I wish we were closer, too! What’s weird is that I definitely feel like we’ve gotten closer this year. I think that is due to a number of factors, but I love that we’ve been friends for so long even though our lives are very different. I love you so much and I can’t imagine not having you in my life. <3 Glad we are both doing Reverb10.
I love these words, Alex and the thoughts behind them. I know I’m going to love Reverb10!
Thanks for reading! I’m so happy we are doing Reverb10.
Alex. Love it. I don’t know you very well, but have learned a lot about you through your blogging.
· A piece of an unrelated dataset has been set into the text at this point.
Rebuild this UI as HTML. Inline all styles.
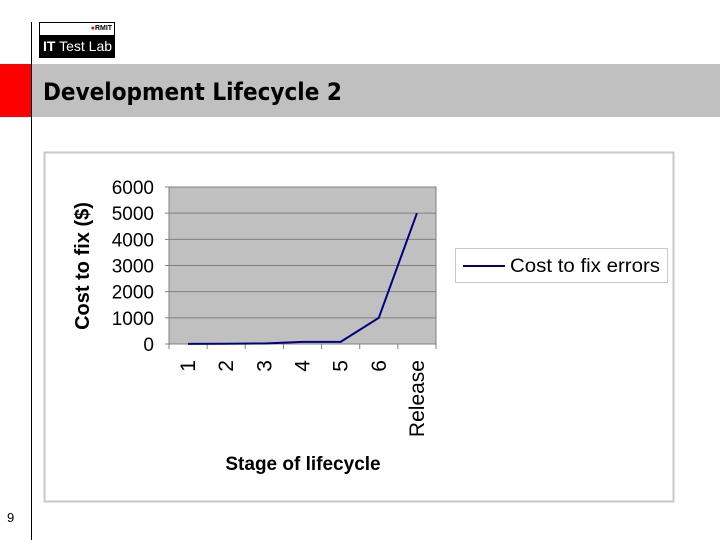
<!DOCTYPE html>
<html><head><meta charset="utf-8"><style>
body{margin:0;width:720px;height:540px;background:#fff;position:relative;overflow:hidden;font-family:"Liberation Sans",sans-serif}
div{position:absolute}
</style></head><body>
<div style="left:31px;top:22px;width:1px;height:518px;background:#000"></div>
<div style="left:39px;top:22px;width:74px;height:34px;border:1px solid #000;background:#000">
  <div style="left:0;top:0;width:74px;height:12px;background:#fff;font-size:7px;text-align:right;color:#000;font-weight:bold;line-height:12px"><span style="color:#e00">●</span>RMIT&nbsp;</div>
  <div style="left:3px;top:14px;color:#fff;font-size:14px;line-height:18px"><b>IT</b> Test Lab</div>
</div>
<div style="left:0;top:64px;width:31px;height:53px;background:#f00"></div>
<div style="left:32px;top:64px;width:688px;height:53px;background:#c0c0c0"></div>
<div style="left:43px;top:76px;font-family:'DejaVu Sans',sans-serif;font-size:24px;font-weight:bold;color:#000;line-height:32px;transform:scaleX(0.9);transform-origin:0 0">Development Lifecycle 2</div>
<div style="left:7px;top:510px;font-size:13px">9</div>
<svg width="720" height="540" style="position:absolute;left:0;top:0" id="c"></svg>
<script>
const categories=["1","2","3","4","5","6","Release"];
const values=[5,10,20,80,80,1000,5000];
const ticks=[0,1000,2000,3000,4000,5000,6000];
const NS="http://www.w3.org/2000/svg",s=document.getElementById('c');
function mk(t,a,txt){const e=document.createElementNS(NS,t);for(const k in a)e.setAttribute(k,a[k]);if(txt!=null)e.textContent=txt;s.appendChild(e);return e;}
const X0=169,X1=436,Y0=344,Y1=187,bw=(X1-X0)/categories.length;
const y=v=>Y0-(v/6000)*(Y0-Y1), x=i=>X0+bw*(i+0.5);
let e=mk('rect',{x:44.5,y:152.5,width:629,height:349,fill:'#fff',stroke:'#c8c8c8','stroke-width':2});

e=mk('rect',{x:X0,y:Y1,width:X1-X0,height:Y0-Y1,fill:'#c0c0c0',stroke:'#808080'});

ticks.forEach(t=>{
 e=mk('line',{x1:X0-4,x2:X1,y1:y(t),y2:y(t),stroke:'#808080'});
 
 e=mk('text',{x:X0-15,y:y(t)+7,'text-anchor':'end','font-size':19,fill:'#000'},t);
 
});
categories.forEach((c,i)=>{
 e=mk('line',{x1:X0+bw*i,x2:X0+bw*i,y1:Y0,y2:Y0+5,stroke:'#808080'});
 
 e=mk('text',{x:0,y:0,'text-anchor':'end','font-size':21,transform:`translate(${x(i)+7},${Y0+16}) rotate(-90)`},c);
 
});
e=mk('line',{x1:X1,x2:X1,y1:Y0,y2:Y0+5,stroke:'#808080'});

e=mk('polyline',{points:values.map((v,i)=>x(i)+','+y(v)).join(' '),fill:'none',stroke:'#000080','stroke-width':2});

e=mk('text',{x:0,y:0,'text-anchor':'middle','font-size':20,'font-weight':'bold',transform:'translate(89,266) rotate(-90)'},'Cost to fix ($)');

e=mk('text',{x:303,y:470,'text-anchor':'middle','font-size':19,'font-weight':'bold'},'Stage of lifecycle');

e=mk('rect',{x:455.5,y:248.5,width:212,height:34,fill:'#fff',stroke:'#c8c8c8'});

e=mk('line',{x1:463,x2:505,y1:266,y2:266,stroke:'#000080','stroke-width':2});

e=mk('text',{x:510,y:272,'font-size':19,textLength:150,lengthAdjust:'spacingAndGlyphs'},'Cost to fix errors');

</script>
</body></html>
You have changed and you are such a strong person. You take on so much and yet you get through it everytime. I am so proud of you and can’t wait to see what your future holds.
As far as next year-self-love…it’s the best thing anyone can do for themselves.
Love these words. It seems everyone’s year was about change in some way (aren’t we always changing?) and I love seeing what everyone is holding for next year – how I can learn from everyone else’s intentions. Thank you for your words! <3
This is wonderful! I appreciate the honesty about graduate school and the ways that we keep reaching forward. And as a former MA student who took on way too much, the word for 2011 is one of the best ways to have healthy, fruitful relationships with the PhD School world and all of the people that entails.
Good luck!
(And I thought I was the only one who used the term PhD school!)
Also, we definitely call it PhD school. Mostly as a joke, but it is different than other types of grad school. I mean, lawyers say Law School.
Alex, I’m so happy we encountered each other this way. Your commitment to what you do inspires me, you rock. Good luck in 2011 – be awesome xox
Me too. And good luck to you in 2011! We’re going to own our theses and keep moving forward.
परिणति I LOVE IT. I like that it includes moving forward. Absolutely beautiful.